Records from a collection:
......

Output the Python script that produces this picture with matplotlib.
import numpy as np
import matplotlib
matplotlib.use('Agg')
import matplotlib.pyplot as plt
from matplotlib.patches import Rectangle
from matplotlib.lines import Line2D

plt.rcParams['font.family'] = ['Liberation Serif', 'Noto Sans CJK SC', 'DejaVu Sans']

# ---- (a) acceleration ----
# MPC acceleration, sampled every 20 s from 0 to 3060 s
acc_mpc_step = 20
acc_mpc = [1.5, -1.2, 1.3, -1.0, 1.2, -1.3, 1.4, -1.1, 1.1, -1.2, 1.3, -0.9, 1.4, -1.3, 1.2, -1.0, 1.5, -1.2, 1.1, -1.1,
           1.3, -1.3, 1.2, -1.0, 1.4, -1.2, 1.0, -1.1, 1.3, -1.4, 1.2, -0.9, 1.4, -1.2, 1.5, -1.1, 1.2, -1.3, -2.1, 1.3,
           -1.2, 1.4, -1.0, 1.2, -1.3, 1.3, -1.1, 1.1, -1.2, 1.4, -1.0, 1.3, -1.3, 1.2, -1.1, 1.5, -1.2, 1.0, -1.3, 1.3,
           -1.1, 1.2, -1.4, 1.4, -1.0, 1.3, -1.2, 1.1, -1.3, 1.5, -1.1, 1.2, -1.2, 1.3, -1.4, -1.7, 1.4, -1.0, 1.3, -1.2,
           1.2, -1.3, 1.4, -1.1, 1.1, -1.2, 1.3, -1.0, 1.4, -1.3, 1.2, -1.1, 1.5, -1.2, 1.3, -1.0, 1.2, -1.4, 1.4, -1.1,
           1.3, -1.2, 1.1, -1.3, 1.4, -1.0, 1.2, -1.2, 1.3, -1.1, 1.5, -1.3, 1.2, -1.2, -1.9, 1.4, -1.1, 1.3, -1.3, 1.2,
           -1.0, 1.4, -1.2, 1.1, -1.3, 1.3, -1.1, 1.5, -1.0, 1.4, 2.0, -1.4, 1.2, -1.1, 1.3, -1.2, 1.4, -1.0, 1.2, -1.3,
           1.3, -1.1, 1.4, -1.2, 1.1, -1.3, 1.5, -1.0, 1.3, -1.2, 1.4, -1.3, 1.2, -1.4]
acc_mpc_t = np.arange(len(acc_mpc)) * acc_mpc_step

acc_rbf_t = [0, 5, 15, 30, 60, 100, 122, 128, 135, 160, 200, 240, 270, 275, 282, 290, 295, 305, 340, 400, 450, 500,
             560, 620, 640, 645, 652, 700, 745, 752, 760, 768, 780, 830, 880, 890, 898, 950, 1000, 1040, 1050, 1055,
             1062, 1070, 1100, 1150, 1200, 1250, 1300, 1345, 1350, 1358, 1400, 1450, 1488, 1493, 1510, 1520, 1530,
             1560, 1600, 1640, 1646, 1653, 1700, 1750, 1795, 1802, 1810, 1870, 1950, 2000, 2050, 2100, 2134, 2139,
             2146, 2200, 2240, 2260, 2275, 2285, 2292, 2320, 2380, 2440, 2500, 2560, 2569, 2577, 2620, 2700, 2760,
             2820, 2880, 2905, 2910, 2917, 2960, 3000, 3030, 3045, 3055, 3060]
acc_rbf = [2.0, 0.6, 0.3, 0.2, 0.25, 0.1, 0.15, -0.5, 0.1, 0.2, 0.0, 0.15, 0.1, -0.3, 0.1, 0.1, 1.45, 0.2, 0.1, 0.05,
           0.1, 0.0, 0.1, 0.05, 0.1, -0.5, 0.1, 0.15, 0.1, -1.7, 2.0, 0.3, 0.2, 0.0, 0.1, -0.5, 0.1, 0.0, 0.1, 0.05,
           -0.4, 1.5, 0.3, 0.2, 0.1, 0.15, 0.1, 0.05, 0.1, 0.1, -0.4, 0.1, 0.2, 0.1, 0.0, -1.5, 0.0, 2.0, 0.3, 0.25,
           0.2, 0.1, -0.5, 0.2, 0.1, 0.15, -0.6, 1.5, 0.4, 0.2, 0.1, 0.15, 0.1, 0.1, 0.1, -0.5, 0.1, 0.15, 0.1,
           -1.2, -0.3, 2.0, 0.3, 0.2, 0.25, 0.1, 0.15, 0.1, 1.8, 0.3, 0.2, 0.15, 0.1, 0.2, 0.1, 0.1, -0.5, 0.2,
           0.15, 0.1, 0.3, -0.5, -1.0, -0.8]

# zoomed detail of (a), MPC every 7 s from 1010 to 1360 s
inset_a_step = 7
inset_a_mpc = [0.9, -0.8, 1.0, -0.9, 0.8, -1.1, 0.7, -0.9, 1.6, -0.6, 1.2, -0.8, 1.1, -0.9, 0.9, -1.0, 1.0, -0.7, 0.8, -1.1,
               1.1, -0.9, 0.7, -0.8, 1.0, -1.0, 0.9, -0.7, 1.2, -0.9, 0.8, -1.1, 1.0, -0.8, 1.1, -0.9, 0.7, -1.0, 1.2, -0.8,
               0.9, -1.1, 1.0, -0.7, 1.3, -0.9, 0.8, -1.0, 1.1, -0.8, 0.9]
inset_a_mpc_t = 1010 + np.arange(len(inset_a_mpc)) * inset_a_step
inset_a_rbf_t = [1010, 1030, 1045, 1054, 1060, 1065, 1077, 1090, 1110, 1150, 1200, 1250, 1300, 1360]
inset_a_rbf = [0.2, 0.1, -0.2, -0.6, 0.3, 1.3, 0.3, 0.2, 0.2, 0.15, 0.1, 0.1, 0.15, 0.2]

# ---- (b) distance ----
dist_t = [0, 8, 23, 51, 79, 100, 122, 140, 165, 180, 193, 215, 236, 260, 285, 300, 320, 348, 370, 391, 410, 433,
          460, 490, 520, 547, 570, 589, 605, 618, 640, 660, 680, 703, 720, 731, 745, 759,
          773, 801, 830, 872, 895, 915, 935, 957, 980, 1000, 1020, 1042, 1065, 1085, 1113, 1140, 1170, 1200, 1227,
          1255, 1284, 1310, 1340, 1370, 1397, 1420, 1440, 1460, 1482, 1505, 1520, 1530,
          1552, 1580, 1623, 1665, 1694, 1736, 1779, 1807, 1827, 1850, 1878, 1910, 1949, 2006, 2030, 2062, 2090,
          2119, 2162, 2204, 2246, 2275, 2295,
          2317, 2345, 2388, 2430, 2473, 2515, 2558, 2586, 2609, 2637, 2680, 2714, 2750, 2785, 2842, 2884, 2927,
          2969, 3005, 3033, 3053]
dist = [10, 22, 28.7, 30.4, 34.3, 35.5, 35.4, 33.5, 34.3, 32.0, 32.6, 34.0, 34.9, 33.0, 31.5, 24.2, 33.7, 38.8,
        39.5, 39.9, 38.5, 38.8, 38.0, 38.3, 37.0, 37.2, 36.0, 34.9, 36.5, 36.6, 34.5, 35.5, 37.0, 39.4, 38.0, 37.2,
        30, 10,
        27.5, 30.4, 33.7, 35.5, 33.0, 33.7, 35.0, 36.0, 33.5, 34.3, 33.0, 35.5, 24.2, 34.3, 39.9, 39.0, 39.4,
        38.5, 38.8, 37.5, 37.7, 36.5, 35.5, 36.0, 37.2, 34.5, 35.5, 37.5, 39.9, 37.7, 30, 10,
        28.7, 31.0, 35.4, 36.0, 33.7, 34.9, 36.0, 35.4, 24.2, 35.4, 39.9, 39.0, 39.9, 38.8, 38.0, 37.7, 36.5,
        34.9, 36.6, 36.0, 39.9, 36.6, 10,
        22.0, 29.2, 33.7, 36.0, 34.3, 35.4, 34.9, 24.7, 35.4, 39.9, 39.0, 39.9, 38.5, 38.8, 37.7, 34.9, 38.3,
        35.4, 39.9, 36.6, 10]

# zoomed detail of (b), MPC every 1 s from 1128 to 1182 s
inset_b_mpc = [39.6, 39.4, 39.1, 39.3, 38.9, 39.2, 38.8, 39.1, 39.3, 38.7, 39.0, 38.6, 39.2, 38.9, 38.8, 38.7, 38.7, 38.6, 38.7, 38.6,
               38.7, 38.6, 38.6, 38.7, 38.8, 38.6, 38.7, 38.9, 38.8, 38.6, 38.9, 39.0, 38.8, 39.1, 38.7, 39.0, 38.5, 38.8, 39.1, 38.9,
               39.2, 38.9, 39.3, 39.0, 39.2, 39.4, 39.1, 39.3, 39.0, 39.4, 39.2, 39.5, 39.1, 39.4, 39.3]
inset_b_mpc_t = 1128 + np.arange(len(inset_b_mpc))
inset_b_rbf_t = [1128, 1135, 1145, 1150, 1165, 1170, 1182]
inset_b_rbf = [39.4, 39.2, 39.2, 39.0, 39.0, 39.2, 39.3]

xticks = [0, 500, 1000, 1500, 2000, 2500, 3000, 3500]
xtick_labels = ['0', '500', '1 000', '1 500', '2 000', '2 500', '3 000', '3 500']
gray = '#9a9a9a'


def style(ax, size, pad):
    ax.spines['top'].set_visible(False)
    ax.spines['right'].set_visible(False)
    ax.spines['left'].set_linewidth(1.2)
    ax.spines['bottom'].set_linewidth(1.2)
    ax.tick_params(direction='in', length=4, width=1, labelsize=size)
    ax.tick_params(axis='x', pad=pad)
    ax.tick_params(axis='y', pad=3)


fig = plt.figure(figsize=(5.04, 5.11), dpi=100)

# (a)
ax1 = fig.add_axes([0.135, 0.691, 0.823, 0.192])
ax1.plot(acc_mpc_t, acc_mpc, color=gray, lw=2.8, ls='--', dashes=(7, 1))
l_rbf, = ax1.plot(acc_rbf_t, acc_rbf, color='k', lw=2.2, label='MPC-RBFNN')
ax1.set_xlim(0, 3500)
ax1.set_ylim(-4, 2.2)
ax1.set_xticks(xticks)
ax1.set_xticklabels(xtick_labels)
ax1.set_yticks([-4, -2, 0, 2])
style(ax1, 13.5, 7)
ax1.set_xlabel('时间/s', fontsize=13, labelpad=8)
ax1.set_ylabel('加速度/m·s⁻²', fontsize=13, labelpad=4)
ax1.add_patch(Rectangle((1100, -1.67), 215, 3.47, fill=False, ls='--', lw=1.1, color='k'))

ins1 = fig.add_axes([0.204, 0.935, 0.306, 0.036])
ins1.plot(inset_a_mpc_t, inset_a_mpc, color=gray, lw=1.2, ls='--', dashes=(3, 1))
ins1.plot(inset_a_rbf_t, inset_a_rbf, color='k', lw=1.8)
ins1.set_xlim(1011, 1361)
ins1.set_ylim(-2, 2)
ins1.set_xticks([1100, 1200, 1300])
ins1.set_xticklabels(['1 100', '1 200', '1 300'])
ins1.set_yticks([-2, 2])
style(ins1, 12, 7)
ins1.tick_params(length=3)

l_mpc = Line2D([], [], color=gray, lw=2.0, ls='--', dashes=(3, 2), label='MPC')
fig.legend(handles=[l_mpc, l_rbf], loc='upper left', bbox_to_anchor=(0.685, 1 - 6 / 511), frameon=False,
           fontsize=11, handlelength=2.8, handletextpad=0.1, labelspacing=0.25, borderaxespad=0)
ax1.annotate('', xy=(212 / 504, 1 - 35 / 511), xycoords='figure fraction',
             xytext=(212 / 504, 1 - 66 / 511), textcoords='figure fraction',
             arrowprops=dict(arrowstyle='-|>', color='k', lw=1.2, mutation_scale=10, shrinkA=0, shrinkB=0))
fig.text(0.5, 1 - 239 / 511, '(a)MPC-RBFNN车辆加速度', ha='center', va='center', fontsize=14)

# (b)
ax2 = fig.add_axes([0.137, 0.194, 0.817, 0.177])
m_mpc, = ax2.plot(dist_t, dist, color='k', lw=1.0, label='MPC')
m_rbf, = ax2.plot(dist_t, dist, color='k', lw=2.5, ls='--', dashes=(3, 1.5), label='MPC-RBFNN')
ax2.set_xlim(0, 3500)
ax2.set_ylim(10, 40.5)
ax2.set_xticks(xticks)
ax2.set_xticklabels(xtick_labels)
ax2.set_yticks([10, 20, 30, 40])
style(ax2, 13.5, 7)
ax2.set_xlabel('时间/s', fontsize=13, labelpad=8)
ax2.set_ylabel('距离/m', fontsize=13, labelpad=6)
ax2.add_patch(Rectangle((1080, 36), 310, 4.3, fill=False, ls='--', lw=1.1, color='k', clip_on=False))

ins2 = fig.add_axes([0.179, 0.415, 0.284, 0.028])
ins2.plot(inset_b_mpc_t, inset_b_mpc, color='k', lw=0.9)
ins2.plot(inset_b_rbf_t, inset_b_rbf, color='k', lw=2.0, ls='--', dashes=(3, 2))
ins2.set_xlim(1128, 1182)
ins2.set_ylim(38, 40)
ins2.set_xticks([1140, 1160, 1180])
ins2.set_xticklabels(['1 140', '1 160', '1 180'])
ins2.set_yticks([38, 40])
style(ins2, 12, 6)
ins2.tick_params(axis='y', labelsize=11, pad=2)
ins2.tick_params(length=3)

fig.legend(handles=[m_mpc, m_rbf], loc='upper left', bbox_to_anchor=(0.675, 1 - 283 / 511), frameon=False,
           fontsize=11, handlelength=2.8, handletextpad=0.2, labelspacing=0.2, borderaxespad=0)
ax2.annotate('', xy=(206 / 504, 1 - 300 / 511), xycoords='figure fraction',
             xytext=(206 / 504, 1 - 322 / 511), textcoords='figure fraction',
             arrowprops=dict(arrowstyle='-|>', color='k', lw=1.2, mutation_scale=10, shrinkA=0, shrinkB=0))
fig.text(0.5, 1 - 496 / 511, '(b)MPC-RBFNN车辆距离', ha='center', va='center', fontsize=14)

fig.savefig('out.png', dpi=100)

......

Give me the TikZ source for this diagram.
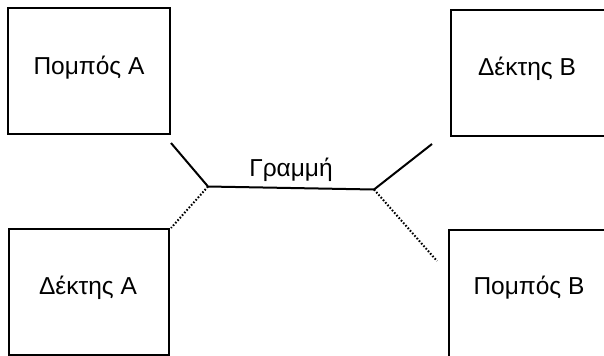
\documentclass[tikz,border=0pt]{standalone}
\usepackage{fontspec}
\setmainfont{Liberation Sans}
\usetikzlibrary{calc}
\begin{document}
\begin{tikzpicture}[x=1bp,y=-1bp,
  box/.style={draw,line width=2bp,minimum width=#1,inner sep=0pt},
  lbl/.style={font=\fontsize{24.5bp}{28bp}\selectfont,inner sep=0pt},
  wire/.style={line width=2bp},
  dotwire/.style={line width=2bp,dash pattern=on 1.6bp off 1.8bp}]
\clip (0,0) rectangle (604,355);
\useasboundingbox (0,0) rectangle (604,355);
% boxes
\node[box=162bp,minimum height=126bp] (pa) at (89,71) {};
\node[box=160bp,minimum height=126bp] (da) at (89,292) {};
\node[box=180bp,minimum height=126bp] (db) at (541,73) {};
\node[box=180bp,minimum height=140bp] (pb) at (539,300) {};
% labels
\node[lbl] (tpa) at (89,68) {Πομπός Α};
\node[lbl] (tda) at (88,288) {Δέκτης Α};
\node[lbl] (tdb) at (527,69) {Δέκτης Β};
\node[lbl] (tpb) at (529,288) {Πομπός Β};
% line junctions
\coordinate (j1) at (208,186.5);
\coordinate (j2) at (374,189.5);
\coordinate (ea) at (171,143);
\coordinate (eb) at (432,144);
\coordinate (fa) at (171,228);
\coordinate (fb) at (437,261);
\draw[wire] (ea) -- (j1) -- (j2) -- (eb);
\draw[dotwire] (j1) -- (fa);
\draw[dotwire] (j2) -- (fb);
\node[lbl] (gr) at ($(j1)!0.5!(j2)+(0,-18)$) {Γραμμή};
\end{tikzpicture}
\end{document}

......

Request:
Write out, from the lines above, only those from the line with "Output the Python" to the line with "plt.rcParams['font.family'] = ['Liberation", exactly as given, including the first and the last.

Exercise solution:
Output the Python script that produces this picture with matplotlib.
import numpy as np
import matplotlib
matplotlib.use('Agg')
import matplotlib.pyplot as plt
from matplotlib.patches import Rectangle
from matplotlib.lines import Line2D

plt.rcParams['font.family'] = ['Liberation Serif', 'Noto Sans CJK SC', 'DejaVu Sans']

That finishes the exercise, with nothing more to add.